─── DATASET EXCERPT

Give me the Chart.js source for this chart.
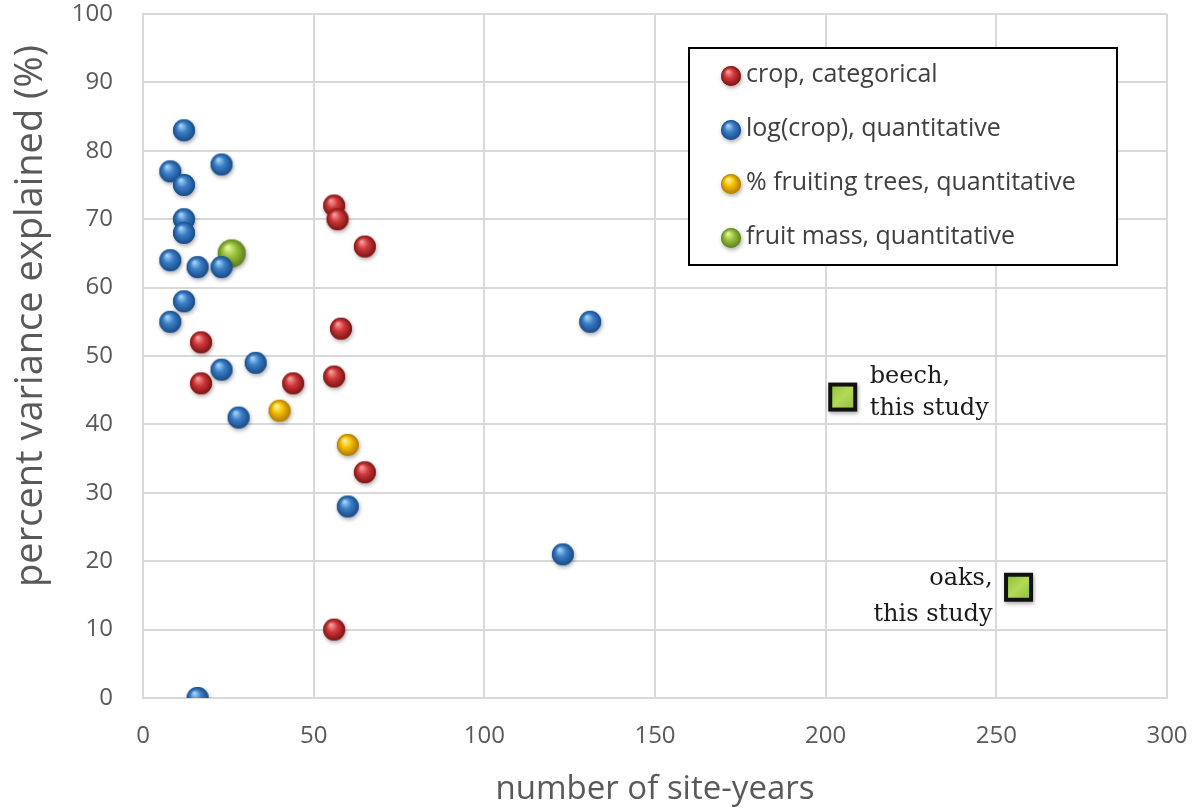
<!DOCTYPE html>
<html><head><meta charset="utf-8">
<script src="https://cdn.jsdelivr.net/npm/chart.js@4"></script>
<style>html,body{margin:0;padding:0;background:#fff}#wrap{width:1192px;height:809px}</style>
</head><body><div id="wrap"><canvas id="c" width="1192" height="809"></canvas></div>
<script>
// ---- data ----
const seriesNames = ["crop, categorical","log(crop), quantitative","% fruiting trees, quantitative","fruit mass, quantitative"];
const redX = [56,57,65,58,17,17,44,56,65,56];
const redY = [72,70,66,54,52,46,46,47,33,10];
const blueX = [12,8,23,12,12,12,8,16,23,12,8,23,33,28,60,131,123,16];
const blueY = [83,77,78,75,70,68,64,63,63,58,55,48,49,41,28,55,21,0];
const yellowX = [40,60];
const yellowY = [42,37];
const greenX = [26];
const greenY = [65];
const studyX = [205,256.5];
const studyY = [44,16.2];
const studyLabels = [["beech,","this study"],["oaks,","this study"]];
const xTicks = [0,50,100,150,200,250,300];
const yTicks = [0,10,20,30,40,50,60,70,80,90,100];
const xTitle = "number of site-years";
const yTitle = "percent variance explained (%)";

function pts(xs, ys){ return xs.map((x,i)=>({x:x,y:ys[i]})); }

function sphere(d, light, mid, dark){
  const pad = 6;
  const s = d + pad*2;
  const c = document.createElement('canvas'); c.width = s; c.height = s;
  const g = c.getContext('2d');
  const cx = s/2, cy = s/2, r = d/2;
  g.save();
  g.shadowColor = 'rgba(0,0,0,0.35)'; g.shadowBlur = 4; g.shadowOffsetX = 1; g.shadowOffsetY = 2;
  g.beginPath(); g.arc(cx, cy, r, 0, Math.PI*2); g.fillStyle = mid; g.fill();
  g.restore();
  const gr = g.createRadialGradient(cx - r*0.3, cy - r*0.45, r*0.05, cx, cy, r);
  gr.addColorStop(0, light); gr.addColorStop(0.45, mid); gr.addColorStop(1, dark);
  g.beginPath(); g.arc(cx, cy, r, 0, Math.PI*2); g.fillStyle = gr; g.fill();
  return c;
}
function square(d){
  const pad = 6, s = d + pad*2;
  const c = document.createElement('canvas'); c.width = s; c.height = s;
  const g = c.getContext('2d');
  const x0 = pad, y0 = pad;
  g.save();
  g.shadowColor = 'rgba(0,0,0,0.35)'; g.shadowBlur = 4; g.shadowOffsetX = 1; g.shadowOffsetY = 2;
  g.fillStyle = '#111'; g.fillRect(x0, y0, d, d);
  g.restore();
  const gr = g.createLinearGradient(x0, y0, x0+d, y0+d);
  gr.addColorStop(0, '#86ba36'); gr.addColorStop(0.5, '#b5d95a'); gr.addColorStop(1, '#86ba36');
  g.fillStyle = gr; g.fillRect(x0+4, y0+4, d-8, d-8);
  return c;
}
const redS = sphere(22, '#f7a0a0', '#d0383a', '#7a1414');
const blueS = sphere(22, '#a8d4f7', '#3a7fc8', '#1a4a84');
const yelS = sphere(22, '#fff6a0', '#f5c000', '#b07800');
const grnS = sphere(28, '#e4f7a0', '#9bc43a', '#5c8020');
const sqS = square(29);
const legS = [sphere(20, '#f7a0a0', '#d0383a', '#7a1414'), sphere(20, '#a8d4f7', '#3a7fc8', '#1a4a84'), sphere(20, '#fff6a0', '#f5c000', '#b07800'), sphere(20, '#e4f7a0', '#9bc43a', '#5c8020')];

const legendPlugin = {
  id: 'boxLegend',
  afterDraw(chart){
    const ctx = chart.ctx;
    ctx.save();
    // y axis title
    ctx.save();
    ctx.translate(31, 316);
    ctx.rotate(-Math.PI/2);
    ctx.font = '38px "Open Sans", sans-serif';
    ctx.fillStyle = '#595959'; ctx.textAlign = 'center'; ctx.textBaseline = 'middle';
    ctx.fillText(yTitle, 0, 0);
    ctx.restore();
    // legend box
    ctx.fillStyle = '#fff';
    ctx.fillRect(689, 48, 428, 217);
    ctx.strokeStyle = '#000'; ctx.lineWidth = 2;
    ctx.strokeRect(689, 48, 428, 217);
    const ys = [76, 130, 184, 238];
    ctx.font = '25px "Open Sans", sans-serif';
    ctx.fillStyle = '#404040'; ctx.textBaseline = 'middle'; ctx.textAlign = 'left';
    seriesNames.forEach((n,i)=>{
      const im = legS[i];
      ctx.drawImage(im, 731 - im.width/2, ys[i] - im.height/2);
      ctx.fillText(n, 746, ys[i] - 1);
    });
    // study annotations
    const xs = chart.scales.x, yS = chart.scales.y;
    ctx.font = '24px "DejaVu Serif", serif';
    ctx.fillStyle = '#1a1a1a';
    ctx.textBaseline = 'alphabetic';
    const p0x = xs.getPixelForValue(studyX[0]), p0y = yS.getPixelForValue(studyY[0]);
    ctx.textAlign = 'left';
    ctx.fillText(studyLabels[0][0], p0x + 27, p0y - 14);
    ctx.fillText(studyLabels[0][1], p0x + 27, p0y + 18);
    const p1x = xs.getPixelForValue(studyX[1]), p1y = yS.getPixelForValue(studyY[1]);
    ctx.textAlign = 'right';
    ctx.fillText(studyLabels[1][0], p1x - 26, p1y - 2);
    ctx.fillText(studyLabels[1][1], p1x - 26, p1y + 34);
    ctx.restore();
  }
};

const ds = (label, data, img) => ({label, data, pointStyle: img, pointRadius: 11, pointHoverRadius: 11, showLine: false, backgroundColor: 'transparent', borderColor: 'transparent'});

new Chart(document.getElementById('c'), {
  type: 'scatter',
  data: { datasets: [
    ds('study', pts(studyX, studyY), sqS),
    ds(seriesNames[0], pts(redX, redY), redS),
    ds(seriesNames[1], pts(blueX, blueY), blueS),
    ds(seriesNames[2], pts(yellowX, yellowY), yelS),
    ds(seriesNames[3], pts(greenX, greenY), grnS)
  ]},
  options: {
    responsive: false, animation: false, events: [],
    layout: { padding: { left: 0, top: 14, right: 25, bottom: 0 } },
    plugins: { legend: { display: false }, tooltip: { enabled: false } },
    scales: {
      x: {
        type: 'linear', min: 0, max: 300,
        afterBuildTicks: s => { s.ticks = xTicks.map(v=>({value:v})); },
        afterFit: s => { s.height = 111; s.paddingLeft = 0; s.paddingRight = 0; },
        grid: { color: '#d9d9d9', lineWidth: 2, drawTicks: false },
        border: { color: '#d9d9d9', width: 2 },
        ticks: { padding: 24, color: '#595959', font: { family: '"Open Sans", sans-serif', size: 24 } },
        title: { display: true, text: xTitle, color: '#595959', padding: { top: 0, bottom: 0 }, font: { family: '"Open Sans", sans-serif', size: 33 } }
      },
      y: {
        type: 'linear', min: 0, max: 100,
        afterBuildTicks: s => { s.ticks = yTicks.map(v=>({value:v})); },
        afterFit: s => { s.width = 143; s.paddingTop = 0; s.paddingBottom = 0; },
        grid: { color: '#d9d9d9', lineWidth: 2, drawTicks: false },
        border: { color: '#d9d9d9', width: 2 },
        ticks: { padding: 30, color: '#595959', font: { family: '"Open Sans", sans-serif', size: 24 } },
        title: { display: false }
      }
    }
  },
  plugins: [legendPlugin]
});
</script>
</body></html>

──────

__EXERCISE DESCRIPTION__
In the copy, include no pictures; restate the listing above exactly.

__SOLUTION TO THIS EXERCISE__
Give me the Chart.js source for this chart.
<!DOCTYPE html>
<html><head><meta charset="utf-8">
<script src="https://cdn.jsdelivr.net/npm/chart.js@4"></script>
<style>html,body{margin:0;padding:0;background:#fff}#wrap{width:1192px;height:809px}</style>
</head><body><div id="wrap"><canvas id="c" width="1192" height="809"></canvas></div>
<script>
// ---- data ----
const seriesNames = ["crop, categorical","log(crop), quantitative","% fruiting trees, quantitative","fruit mass, quantitative"];
const redX = [56,57,65,58,17,17,44,56,65,56];
const redY = [72,70,66,54,52,46,46,47,33,10];
const blueX = [12,8,23,12,12,12,8,16,23,12,8,23,33,28,60,131,123,16];
const blueY = [83,77,78,75,70,68,64,63,63,58,55,48,49,41,28,55,21,0];
const yellowX = [40,60];
const yellowY = [42,37];
const greenX = [26];
const greenY = [65];
const studyX = [205,256.5];
const studyY = [44,16.2];
const studyLabels = [["beech,","this study"],["oaks,","this study"]];
const xTicks = [0,50,100,150,200,250,300];
const yTicks = [0,10,20,30,40,50,60,70,80,90,100];
const xTitle = "number of site-years";
const yTitle = "percent variance explained (%)";

function pts(xs, ys){ return xs.map((x,i)=>({x:x,y:ys[i]})); }

function sphere(d, light, mid, dark){
  const pad = 6;
  const s = d + pad*2;
  const c = document.createElement('canvas'); c.width = s; c.height = s;
  const g = c.getContext('2d');
  const cx = s/2, cy = s/2, r = d/2;
  g.save();
  g.shadowColor = 'rgba(0,0,0,0.35)'; g.shadowBlur = 4; g.shadowOffsetX = 1; g.shadowOffsetY = 2;
  g.beginPath(); g.arc(cx, cy, r, 0, Math.PI*2); g.fillStyle = mid; g.fill();
  g.restore();
  const gr = g.createRadialGradient(cx - r*0.3, cy - r*0.45, r*0.05, cx, cy, r);
  gr.addColorStop(0, light); gr.addColorStop(0.45, mid); gr.addColorStop(1, dark);
  g.beginPath(); g.arc(cx, cy, r, 0, Math.PI*2); g.fillStyle = gr; g.fill();
  return c;
}
function square(d){
  const pad = 6, s = d + pad*2;
  const c = document.createElement('canvas'); c.width = s; c.height = s;
  const g = c.getContext('2d');
  const x0 = pad, y0 = pad;
  g.save();
  g.shadowColor = 'rgba(0,0,0,0.35)'; g.shadowBlur = 4; g.shadowOffsetX = 1; g.shadowOffsetY = 2;
  g.fillStyle = '#111'; g.fillRect(x0, y0, d, d);
  g.restore();
  const gr = g.createLinearGradient(x0, y0, x0+d, y0+d);
  gr.addColorStop(0, '#86ba36'); gr.addColorStop(0.5, '#b5d95a'); gr.addColorStop(1, '#86ba36');
  g.fillStyle = gr; g.fillRect(x0+4, y0+4, d-8, d-8);
  return c;
}
const redS = sphere(22, '#f7a0a0', '#d0383a', '#7a1414');
const blueS = sphere(22, '#a8d4f7', '#3a7fc8', '#1a4a84');
const yelS = sphere(22, '#fff6a0', '#f5c000', '#b07800');
const grnS = sphere(28, '#e4f7a0', '#9bc43a', '#5c8020');
const sqS = square(29);
const legS = [sphere(20, '#f7a0a0', '#d0383a', '#7a1414'), sphere(20, '#a8d4f7', '#3a7fc8', '#1a4a84'), sphere(20, '#fff6a0', '#f5c000', '#b07800'), sphere(20, '#e4f7a0', '#9bc43a', '#5c8020')];

const legendPlugin = {
  id: 'boxLegend',
  afterDraw(chart){
    const ctx = chart.ctx;
    ctx.save();
    // y axis title
    ctx.save();
    ctx.translate(31, 316);
    ctx.rotate(-Math.PI/2);
    ctx.font = '38px "Open Sans", sans-serif';
    ctx.fillStyle = '#595959'; ctx.textAlign = 'center'; ctx.textBaseline = 'middle';
    ctx.fillText(yTitle, 0, 0);
    ctx.restore();
    // legend box
    ctx.fillStyle = '#fff';
    ctx.fillRect(689, 48, 428, 217);
    ctx.strokeStyle = '#000'; ctx.lineWidth = 2;
    ctx.strokeRect(689, 48, 428, 217);
    const ys = [76, 130, 184, 238];
    ctx.font = '25px "Open Sans", sans-serif';
    ctx.fillStyle = '#404040'; ctx.textBaseline = 'middle'; ctx.textAlign = 'left';
    seriesNames.forEach((n,i)=>{
      const im = legS[i];
      ctx.drawImage(im, 731 - im.width/2, ys[i] - im.height/2);
      ctx.fillText(n, 746, ys[i] - 1);
    });
    // study annotations
    const xs = chart.scales.x, yS = chart.scales.y;
    ctx.font = '24px "DejaVu Serif", serif';
    ctx.fillStyle = '#1a1a1a';
    ctx.textBaseline = 'alphabetic';
    const p0x = xs.getPixelForValue(studyX[0]), p0y = yS.getPixelForValue(studyY[0]);
    ctx.textAlign = 'left';
    ctx.fillText(studyLabels[0][0], p0x + 27, p0y - 14);
    ctx.fillText(studyLabels[0][1], p0x + 27, p0y + 18);
    const p1x = xs.getPixelForValue(studyX[1]), p1y = yS.getPixelForValue(studyY[1]);
    ctx.textAlign = 'right';
    ctx.fillText(studyLabels[1][0], p1x - 26, p1y - 2);
    ctx.fillText(studyLabels[1][1], p1x - 26, p1y + 34);
    ctx.restore();
  }
};

const ds = (label, data, img) => ({label, data, pointStyle: img, pointRadius: 11, pointHoverRadius: 11, showLine: false, backgroundColor: 'transparent', borderColor: 'transparent'});

new Chart(document.getElementById('c'), {
  type: 'scatter',
  data: { datasets: [
    ds('study', pts(studyX, studyY), sqS),
    ds(seriesNames[0], pts(redX, redY), redS),
    ds(seriesNames[1], pts(blueX, blueY), blueS),
    ds(seriesNames[2], pts(yellowX, yellowY), yelS),
    ds(seriesNames[3], pts(greenX, greenY), grnS)
  ]},
  options: {
    responsive: false, animation: false, events: [],
    layout: { padding: { left: 0, top: 14, right: 25, bottom: 0 } },
    plugins: { legend: { display: false }, tooltip: { enabled: false } },
    scales: {
      x: {
        type: 'linear', min: 0, max: 300,
        afterBuildTicks: s => { s.ticks = xTicks.map(v=>({value:v})); },
        afterFit: s => { s.height = 111; s.paddingLeft = 0; s.paddingRight = 0; },
        grid: { color: '#d9d9d9', lineWidth: 2, drawTicks: false },
        border: { color: '#d9d9d9', width: 2 },
        ticks: { padding: 24, color: '#595959', font: { family: '"Open Sans", sans-serif', size: 24 } },
        title: { display: true, text: xTitle, color: '#595959', padding: { top: 0, bottom: 0 }, font: { family: '"Open Sans", sans-serif', size: 33 } }
      },
      y: {
        type: 'linear', min: 0, max: 100,
        afterBuildTicks: s => { s.ticks = yTicks.map(v=>({value:v})); },
        afterFit: s => { s.width = 143; s.paddingTop = 0; s.paddingBottom = 0; },
        grid: { color: '#d9d9d9', lineWidth: 2, drawTicks: false },
        border: { color: '#d9d9d9', width: 2 },
        ticks: { padding: 30, color: '#595959', font: { family: '"Open Sans", sans-serif', size: 24 } },
        title: { display: false }
      }
    }
  },
  plugins: [legendPlugin]
});
</script>
</body></html>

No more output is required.